§ YOUR OBJECTIVE
Leaving the pictures out, print the lines from the first line of the listing through the line containing "from matplotlib.ticker import NullLocator", exactly as they read, and no others.

┌─ DATA EXTRACT

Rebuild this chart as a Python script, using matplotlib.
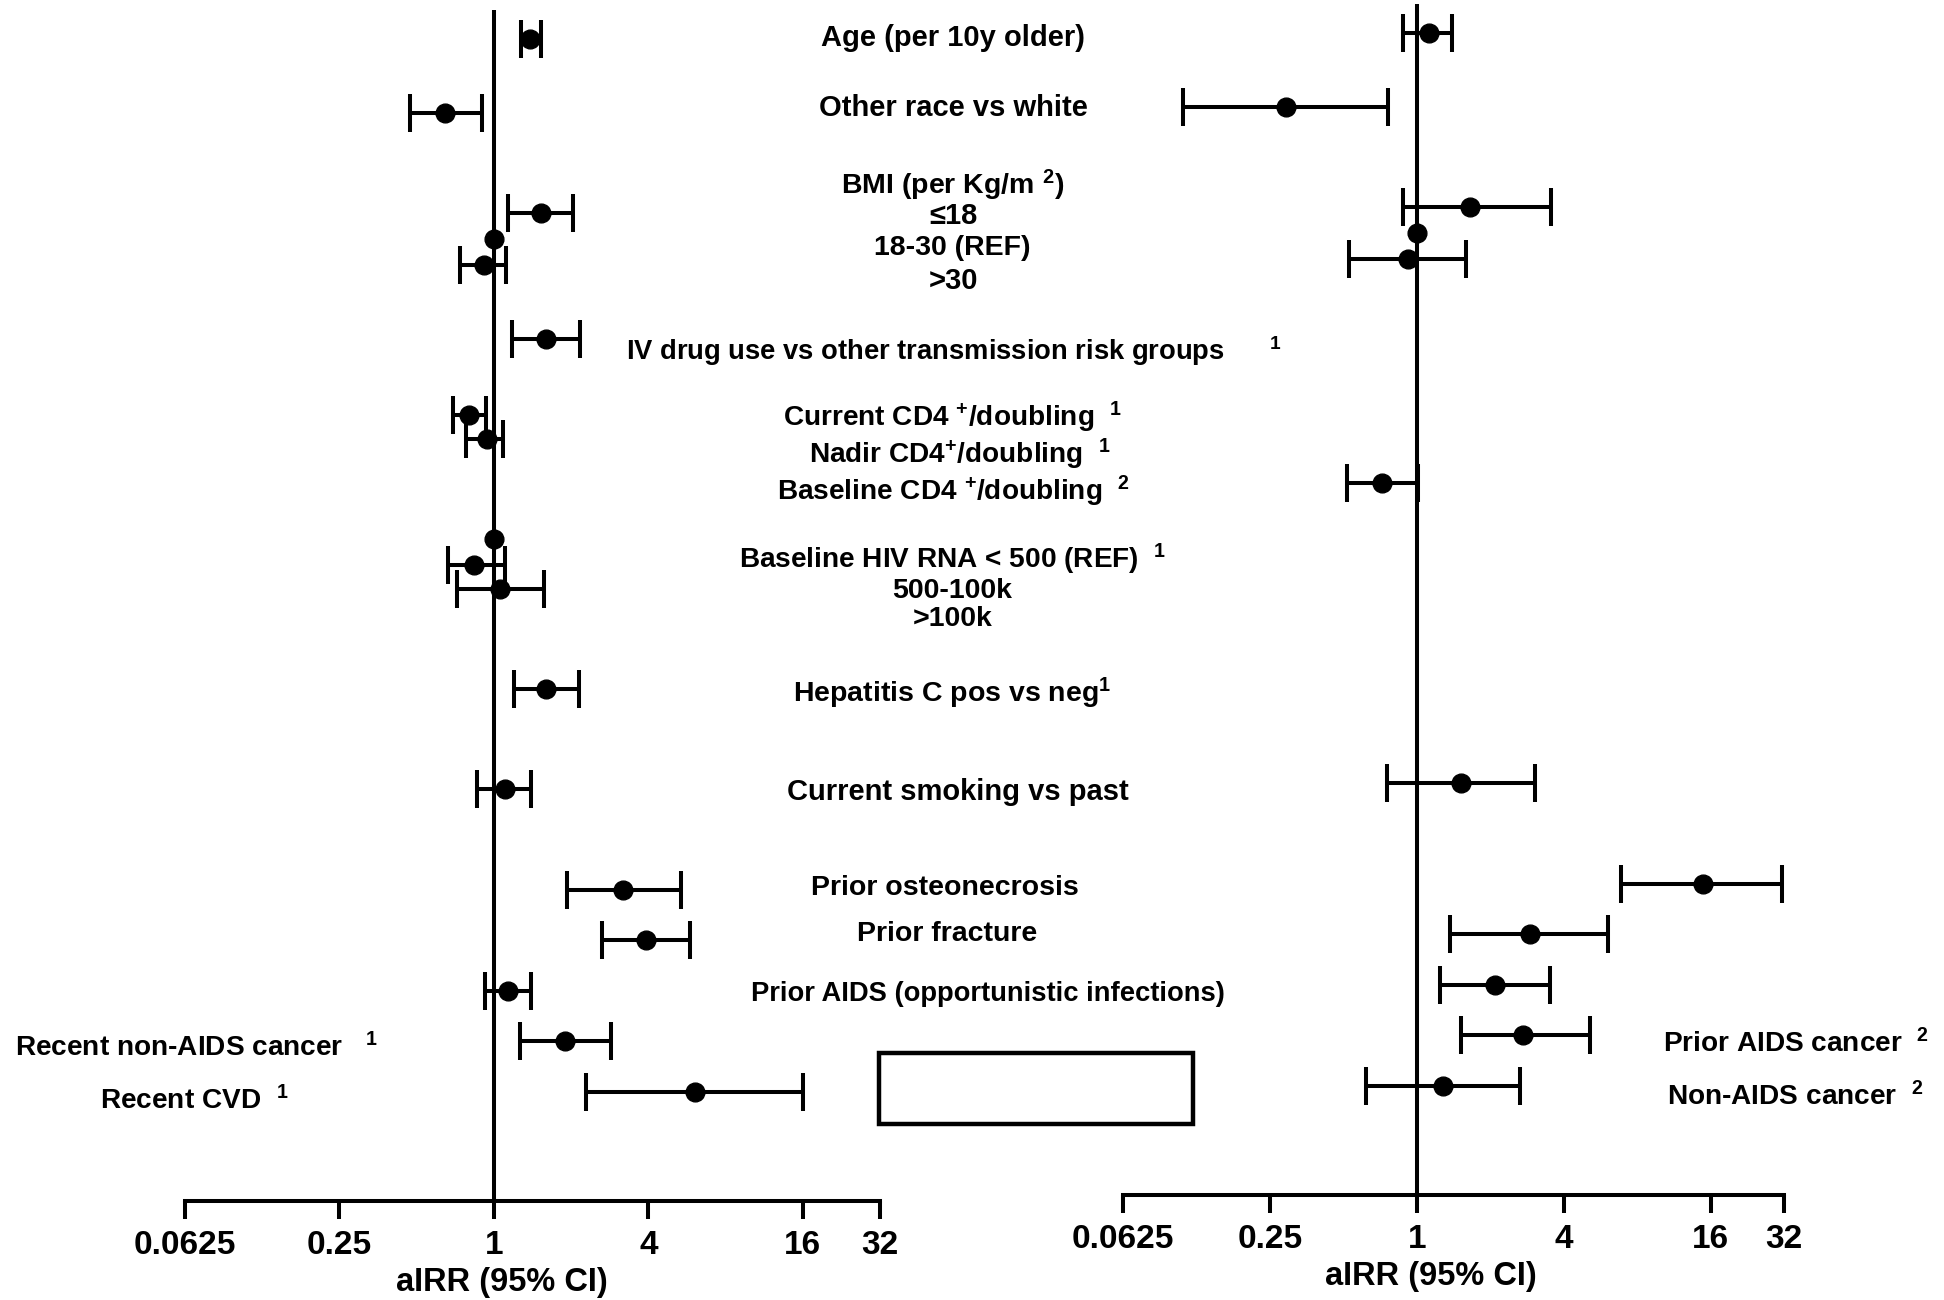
import numpy as np
import matplotlib
matplotlib.use("Agg")
import matplotlib.pyplot as plt
from matplotlib.patches import Rectangle
from matplotlib.ticker import NullLocator

plt.rcParams['font.family'] = ['Liberation Sans', 'DejaVu Sans']
plt.rcParams['font.weight'] = 'bold'
plt.rcParams['mathtext.fontset'] = 'custom'
plt.rcParams['mathtext.rm'] = 'Liberation Sans:bold'
plt.rcParams['mathtext.bf'] = 'Liberation Sans:bold'
plt.rcParams['mathtext.it'] = 'Liberation Sans:bold'

nan = np.nan

# rows, top to bottom (row_y = vertical position of each row, same units on both panels)
rows = ["Age", "Other race", "BMI <=18", "BMI 18-30", "BMI >30", "IVDU", "Current CD4",
        "Nadir CD4", "Baseline CD4", "RNA <500", "RNA 500-100k", "RNA >100k", "HepC",
        "Smoking", "Osteonecrosis", "Fracture", "Prior AIDS OI", "Cancer row", "CVD row"]
row_y = [39, 113, 213, 239, 265, 339, 415, 439, 489, 539, 565, 589, 689, 789, 890, 940, 991, 1041, 1092]

# left panel aIRR (95% CI)
est_left = [1.38, 0.644, 1.52, 1.0, 0.915, 1.59, 0.80, 0.94, nan, 1.0, 0.84, 1.06, 1.60, 1.10, 3.20, 3.91, 1.14, 1.89, 6.07]
lo_left = [1.27, 0.472, 1.14, nan, 0.74, 1.18, 0.69, 0.78, nan, nan, 0.66, 0.717, 1.20, 0.86, 1.92, 2.65, 0.925, 1.26, 2.29]
hi_left = [1.52, 0.895, 2.03, nan, 1.117, 2.16, 0.935, 1.087, nan, nan, 1.10, 1.57, 2.14, 1.40, 5.37, 5.83, 1.40, 2.85, 16.1]

# right panel aIRR (95% CI)
est_right = [1.12, 0.291, 1.66, 1.0, 0.92, nan, nan, nan, 0.72, nan, nan, nan, nan, 1.52, 14.9, 2.90, 2.10, 2.73, 1.28]
lo_right = [0.88, 0.11, 0.88, nan, 0.526, nan, nan, nan, 0.516, nan, nan, nan, nan, 0.755, 6.89, 1.37, 1.24, 1.52, 0.62]
hi_right = [1.40, 0.764, 3.56, nan, 1.59, nan, nan, nan, 1.01, nan, nan, nan, nan, 3.04, 31.5, 6.10, 3.52, 5.11, 2.64]

xticks = [0.0625, 0.25, 1, 4, 16, 32]
xtick_labels = ["0.0625", "0.25", "1", "4", "16", "32"]

# (text, x centre px, y px, font size)
mid_labels = [
    ("Age (per 10y older)", 953, 35, 21),
    ("Other race vs white", 953, 105, 21),
    ("BMI (per Kg/m $^{2}$)", 953, 181, 20.5),
    ("\u226418", 953, 213, 21),
    ("18-30 (REF)", 952, 245, 20.5),
    (">30", 953, 278, 21),
    ("IV drug use vs other transmission risk groups      $^{1}$", 954, 347, 19.7),
    ("Current CD4 $^{+}$/doubling  $^{1}$", 953, 413, 20.2),
    ("Nadir CD4$^{+}$/doubling  $^{1}$", 960, 450, 20.2),
    ("Baseline CD4 $^{+}$/doubling  $^{2}$", 954, 487, 20.2),
    ("Baseline HIV RNA < 500 (REF)  $^{1}$", 953, 555, 20.2),
    ("500-100k", 952, 588, 20.5),
    (">100k", 953, 616, 20.5),
    ("Hepatitis C pos vs neg$^{1}$", 952, 689, 20.5),
    ("Current smoking vs past", 958, 789, 21),
    ("Prior osteonecrosis", 945, 885, 20.5),
    ("Prior fracture", 947, 931, 20.5),
    ("Prior AIDS (opportunistic infections)", 988, 991, 19.7),
]
left_labels = [("Recent non-AIDS cancer   $^{1}$", 15, 1045), ("Recent CVD  $^{1}$", 100, 1098)]
right_labels = [("Prior AIDS cancer  $^{2}$", 1929, 1041), ("Non-AIDS cancer  $^{2}$", 1924, 1094)]

W, H = 1944, 1300
fig = plt.figure(figsize=(W / 100, H / 100), dpi=100)


def fx(p):
    return p / W


def fy(p):
    return 1 - p / H


ax_l = fig.add_axes([fx(185), fy(1201), 695 / W, 1191 / H])
ax_r = fig.add_axes([fx(1123), fy(1195), 661 / W, 1191 / H])

LW = 2.9
y = np.array(row_y, dtype=float)
for ax, est, lo, hi, lab_x in [(ax_l, est_left, lo_left, hi_left, 0.456),
                                (ax_r, est_right, lo_right, hi_right, 0.466)]:
    est = np.array(est); lo = np.array(lo); hi = np.array(hi)
    ax.set_xscale('log', base=2)
    ax.set_xlim(0.0625, 32)
    ax.set_ylim(1201, 10)
    for s in ['top', 'right', 'left']:
        ax.spines[s].set_visible(False)
    ax.spines['bottom'].set_linewidth(LW)
    ax.axvline(1, color='k', lw=LW, zorder=1)
    ax.set_xticks(xticks, xtick_labels)
    ax.xaxis.set_minor_locator(NullLocator())
    ax.tick_params(axis='x', length=13, width=LW, labelsize=24, pad=8)
    ax.set_yticks([])
    ax.set_xlabel("aIRR (95% CI)", fontsize=23.5, fontweight='bold')
    ax.xaxis.set_label_coords(lab_x, -0.055)

    ci = ~np.isnan(lo)
    ax.errorbar(est[ci], y[ci], xerr=[est[ci] - lo[ci], hi[ci] - est[ci]], fmt='o', color='k',
                ms=13.5, elinewidth=LW, capsize=14, capthick=LW, zorder=3)
    ref = ~np.isnan(est) & ~ci
    ax.plot(est[ref], y[ref], 'o', color='k', ms=13.5, zorder=3)

for txt, x, yy, fs in mid_labels:
    fig.text(fx(x), fy(yy), txt, ha='center', va='center_baseline', fontsize=fs, fontweight='bold')
for txt, x, yy in left_labels:
    fig.text(fx(x), fy(yy), txt, ha='left', va='center_baseline', fontsize=20.2, fontweight='bold')
for txt, x, yy in right_labels:
    fig.text(fx(x), fy(yy), txt, ha='right', va='center_baseline', fontsize=20.2, fontweight='bold')

fig.add_artist(Rectangle((fx(879), fy(1124)), 314 / W, 71 / H, transform=fig.transFigure,
                         fill=False, ec='k', lw=3.2))

fig.savefig("out.png", dpi=100, facecolor='white')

└─

§ TASK ANSWER
Rebuild this chart as a Python script, using matplotlib.
import numpy as np
import matplotlib
matplotlib.use("Agg")
import matplotlib.pyplot as plt
from matplotlib.patches import Rectangle
from matplotlib.ticker import NullLocator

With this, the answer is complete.